Il a rappelé le témoignage de l'étudiante de l'UEJF dans la presse, "qui dit qu'elle n'a pas été empêchée d'entrer, qu'elle a pu entrer, qu'elle a elle-même quitté la conférence après et qu'elle n'a pas entendu d'insultes et de propos antisémites : ça, c'est la version de l'étudiante de l'UEJF qui l'a dit aujourd'hui dans les colonnes du Parisien", a-t-il rappelé.

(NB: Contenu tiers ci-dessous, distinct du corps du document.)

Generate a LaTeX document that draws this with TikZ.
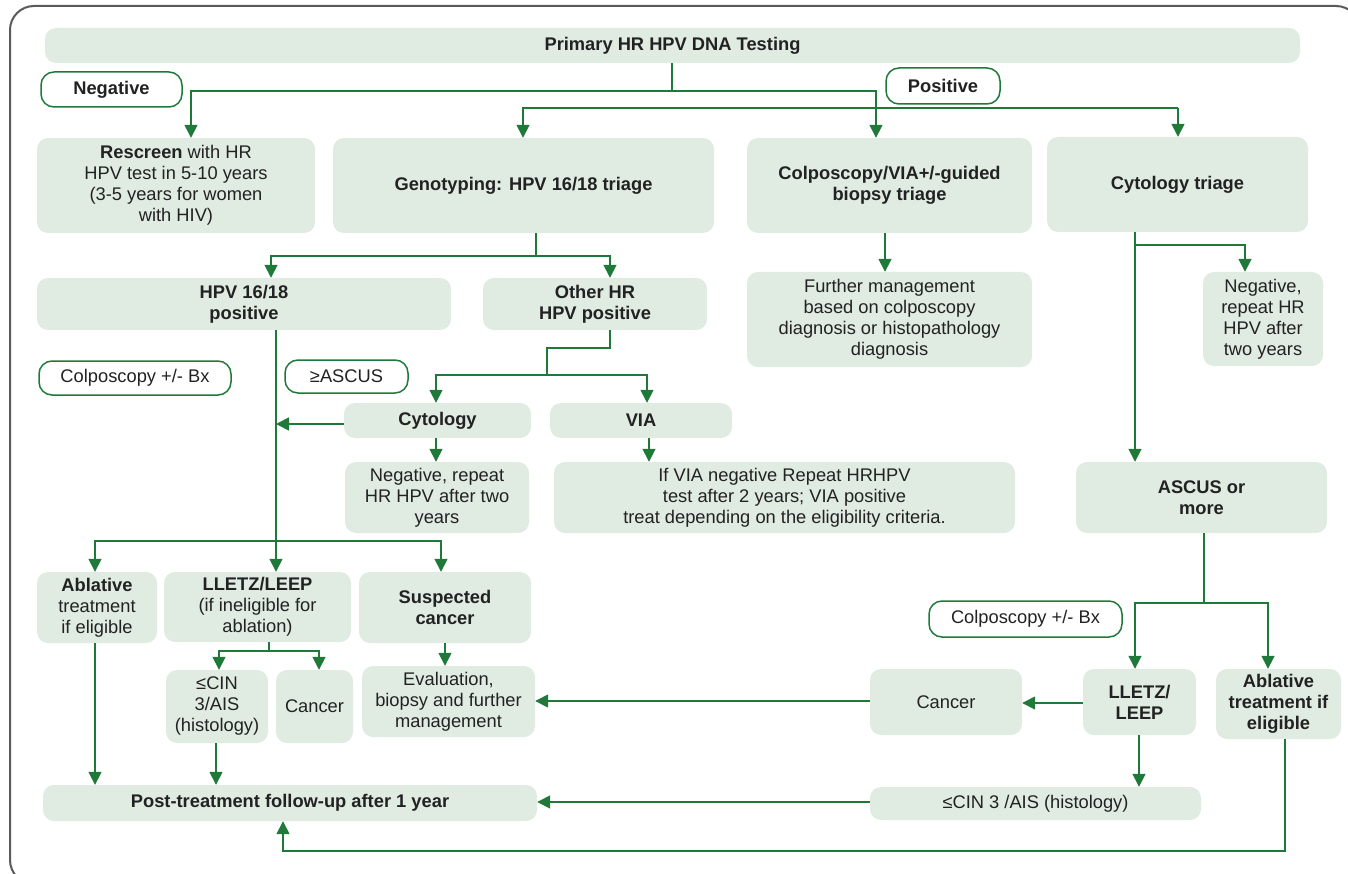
\documentclass[tikz,border=0pt]{standalone}
\usepackage{fontspec}
\setmainfont{Liberation Sans}
\usetikzlibrary{arrows.meta}
\definecolor{boxfill}{HTML}{E0EBE2}
\definecolor{grn}{HTML}{1F7A3A}
\definecolor{txt}{HTML}{222222}
\definecolor{frame}{HTML}{5A5A5A}
\newcommand{\mybox}[7]{\node[#6, minimum width={(#4-#2)*1pt}, minimum height={(#5-#3)*1pt}] (#1) at ({(#2+#4)/2},{(#3+#5)/2}) {#7};}
\begin{document}
\begin{tikzpicture}[x=1pt,y=-1pt,
  box/.style={rectangle, rounded corners=11pt, fill=boxfill, draw=none, align=center, text=txt, inner sep=0pt, font=\fontsize{18.3}{21}\selectfont},
  lbl/.style={rectangle, rounded corners=13pt, fill=white, draw=grn, line width=1.5pt, align=center, text=txt, inner sep=0pt, font=\fontsize{18.3}{21}\selectfont},
  ln/.style={draw=grn, line width=1.6pt},
  arr/.style={draw=grn, line width=1.6pt, -{Triangle[width=13pt,length=13pt]}}]
\useasboundingbox (0,0) rectangle (1348,874);
\draw[frame, line width=2pt, rounded corners=24pt] (10,6) rectangle (1360,884);
% boxes
\mybox{Prim}{45}{28}{1300}{63}{box}{\textbf{Primary HR HPV DNA Testing}}
\mybox{Neg}{41}{72}{182}{107}{lbl}{\textbf{Negative}}
\mybox{Pos}{886}{68}{1000}{104}{lbl}{\textbf{Positive}}
\mybox{Resc}{37}{138}{315}{233}{box}{\textbf{Rescreen} with HR\\HPV test in 5-10 years\\(3-5 years for women\\with HIV)}
\mybox{Geno}{333}{138}{714}{233}{box}{\textbf{Genotyping: HPV 16/18 triage}}
\mybox{Colpo}{747}{138}{1032}{233}{box}{\textbf{Colposcopy/VIA+/-guided}\\\textbf{biopsy triage}}
\mybox{CytT}{1047}{137}{1308}{232}{box}{\textbf{Cytology triage}}
\mybox{Hpv}{37}{278}{451}{330}{box}{\textbf{HPV 16/18}\\\textbf{positive}}
\mybox{Other}{483}{278}{707}{330}{box}{\textbf{Other HR}\\\textbf{HPV positive}}
\mybox{Further}{747}{272}{1032}{367}{box}{Further management\\based on colposcopy\\diagnosis or histopathology\\diagnosis}
\mybox{NegR}{1203}{272}{1323}{366}{box}{Negative,\\repeat HR\\HPV after\\two years}
\mybox{ColLa}{39}{361}{231}{395}{lbl}{Colposcopy +/- Bx}
\mybox{Asc}{285}{360}{408}{393}{lbl}{≥ASCUS}
\mybox{Cyto}{344}{403}{531}{438}{box}{\textbf{Cytology}}
\mybox{Via}{550}{403}{732}{438}{box}{\textbf{VIA}}
\mybox{NegC}{345}{462}{529}{533}{box}{Negative, repeat\\HR HPV after two\\years}
\mybox{ViaT}{554}{462}{1015}{533}{box}{If VIA negative Repeat HRHPV\\test after 2 years; VIA positive\\treat depending on the eligibility criteria.}
\mybox{Ascus}{1076}{462}{1327}{533}{box}{\textbf{ASCUS or}\\\textbf{more}}
\mybox{AblL}{37}{572}{157}{643}{box}{\textbf{Ablative}\\treatment\\if eligible}
\mybox{LlL}{164}{572}{351}{642}{box}{\textbf{LLETZ/LEEP}\\(if ineligible for\\ablation)}
\mybox{Susp}{359}{572}{531}{643}{box}{\textbf{Suspected}\\\textbf{cancer}}
\mybox{CinL}{166}{670}{268}{743}{box}{≤CIN\\3/AIS\\(histology)}
\mybox{CanL}{276}{670}{353}{743}{box}{Cancer}
\mybox{Eval}{362}{666}{535}{737}{box}{Evaluation,\\biopsy and further\\management}
\mybox{Post}{43}{785}{537}{821}{box}{\textbf{Post-treatment follow-up after 1 year}}
\mybox{ColLb}{929}{601}{1122}{637}{lbl}{Colposcopy +/- Bx}
\mybox{LlR}{1083}{669}{1196}{735}{box}{\textbf{LLETZ/}\\\textbf{LEEP}}
\mybox{AblR}{1216}{669}{1341}{739}{box}{\textbf{Ablative}\\\textbf{treatment if}\\\textbf{eligible}}
\mybox{CanR}{870}{669}{1022}{735}{box}{Cancer}
\mybox{CinR}{870}{787}{1201}{820}{box}{≤CIN 3 /AIS (histology)}
% junctions
\coordinate (j1) at (672,91);
\coordinate (j2) at (191,91);
\coordinate (j3) at (876,91);
\coordinate (j4) at (523,108);
\coordinate (j5) at (1178,108);
\coordinate (g) at (536,256);
\coordinate (g1) at (271,256);
\coordinate (g2) at (610,256);
\coordinate (cx) at (885,0);
\coordinate (k) at (1135,245);
\coordinate (k2) at (1245,245);
\coordinate (o1) at (610,348);
\coordinate (o2) at (547,348);
\coordinate (o3) at (547,375);
\coordinate (o4) at (436,375);
\coordinate (o5) at (647,375);
\coordinate (v) at (649,0);
\coordinate (cy) at (0,424);
\coordinate (h) at (276,541);
\coordinate (h1) at (95,541);
\coordinate (h3) at (441,541);
\coordinate (l) at (269,651);
\coordinate (l1) at (219,651);
\coordinate (l2) at (319,651);
\coordinate (s) at (445,0);
\coordinate (ci) at (216,0);
\coordinate (a) at (1204,603);
\coordinate (a1) at (1135,603);
\coordinate (a2) at (1268,603);
\coordinate (lr) at (1139,0);
\coordinate (r1) at (0,703);
\coordinate (r2) at (0,701);
\coordinate (r3) at (0,802);
\coordinate (p) at (1285,851);
\coordinate (p1) at (283,851);
% connectors
\draw[arr] (Prim.south -| j1) -- (j1) -- (j2) -- (Resc.north -| j2);
\draw[arr] (j1) -- (j3) -- (Colpo.north -| j3);
\draw[arr] (j5) -- (j4) -- (Geno.north -| j4);
\draw[arr] (j5) -- (CytT.north -| j5);
\draw[ln] (Geno.south -| g) -- (g);
\draw[arr] (g) -- (g1) -- (Hpv.north -| g1);
\draw[arr] (g) -- (g2) -- (Other.north -| g2);
\draw[arr] (Colpo.south -| cx) -- (Further.north -| cx);
\draw[arr] (CytT.south -| k) -- (Ascus.north -| k);
\draw[arr] (k) -- (k2) -- (NegR.north -| k2);
\draw[ln] (Other.south -| o1) -- (o1) -- (o2) -- (o3);
\draw[arr] (o3) -- (o4) -- (Cyto.north -| o4);
\draw[arr] (o3) -- (o5) -- (Via.north -| o5);
\draw[arr] (Cyto.south -| o4) -- (NegC.north -| o4);
\draw[arr] (Via.south -| v) -- (ViaT.north -| v);
\draw[ln] (Hpv.south -| h) -- (h);
\draw[arr] (Cyto.west |- cy) -- (h |- cy);
\draw[arr] (h) -- (h1) -- (AblL.north -| h1);
\draw[arr] (h) -- (LlL.north -| h);
\draw[arr] (h) -- (h3) -- (Susp.north -| h3);
\draw[ln] (LlL.south -| l) -- (l);
\draw[arr] (l) -- (l1) -- (CinL.north -| l1);
\draw[arr] (l) -- (l2) -- (CanL.north -| l2);
\draw[arr] (Susp.south -| s) -- (Eval.north -| s);
\draw[arr] (AblL.south -| h1) -- (Post.north -| h1);
\draw[arr] (CinL.south -| ci) -- (Post.north -| ci);
\draw[ln] (Ascus.south -| a) -- (a);
\draw[arr] (a) -- (a1) -- (LlR.north -| a1);
\draw[arr] (a) -- (a2) -- (AblR.north -| a2);
\draw[arr] (LlR.west |- r1) -- (CanR.east |- r1);
\draw[arr] (CanR.west |- r2) -- (Eval.east |- r2);
\draw[arr] (LlR.south -| lr) -- (CinR.north -| lr);
\draw[arr] (CinR.west |- r3) -- (Post.east |- r3);
\draw[arr] (AblR.south -| p) -- (p) -- (p1) -- (Post.south -| p1);
\end{tikzpicture}
\end{document}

"L'attitude de Gabriel Attal, qui s'est rué à Sciences Po pour saisir la justice ; la direction de Sciences Po qui a fait un premier communiqué pour dire qu'il n'y avait pas eu de propos antisémites, mais finalement, sous pression du gouvernement, a saisi aussi la justice. C'est absolument ridicule. Et, en vérité, la judiciarisation du mouvement de soutien à la Palestine n'a qu'un objectif : faire taire aujourd'hui celles et ceux qui se mobilisent en France, qui se mobilisent tous les jours, chaque semaine, pour dénoncer un massacre, un génocide et l'inaction du Gouvernement français", a conclu le député LFI.

Par voie d'une tribune publiée ce jeudi dans les Blogs Mediapart, des "étudiant·es juif·ves de Sciences Po" ont déclaré qu'il "refus[ent] d’être instrumentalisé·es pour justifier la répression des mobilisations pro-palestiniennes".